The Employment Cost Index for Q4 rose 1% q/o/q and that was one tenth below the estimate. The private sector component is most important here and the q/o/q rise in wages and salaries was 1% vs 1.2% in Q3, 1.6% in Q2 and 1.3% in Q1. It finished 2021 at 1.1%. Versus last year, private sector wages and salaries were higher by 5.1%, the same pace seen in September. As for other benefits, like healthcare, compensation went up .7% q/o/q vs .8% in Q3, 1.3% in Q2 and 1.9% in Q1. It was .9% in Q4 2021. There were up 4.8% y/o/y.
For perspective, the y/o/y private sector rise in total compensation of 5.1% is off the peak of 5.5% in Q2 but is almost double the pace of the 19 years (as far back as the data goes) leading into Covid of 2.7%. That’s a clear change in the pace of labor costs. The question though is where does it go from here and it’s a tricky one to answer.
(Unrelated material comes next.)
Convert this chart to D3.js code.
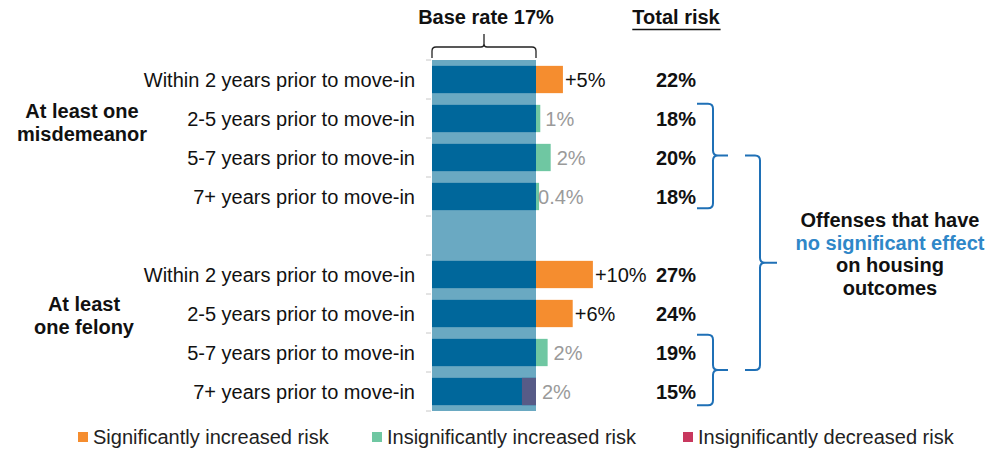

That is because we have a two lane labor market highway, one where employers need employees on premises to do their jobs and the other where they can work from anywhere. The former has the most leverage in decades while the former are more vulnerable here in a slowing economy. I don’t know the net result in terms of aggregate wage growth.
As for the Fed, as they only have one or two more hikes left anyway, this data matters from here more so for how long they can hold out with rates at current levels in the face of a slowing economy and eventual rise in the unemployment rate. Treasury yields fell a touch further after the number.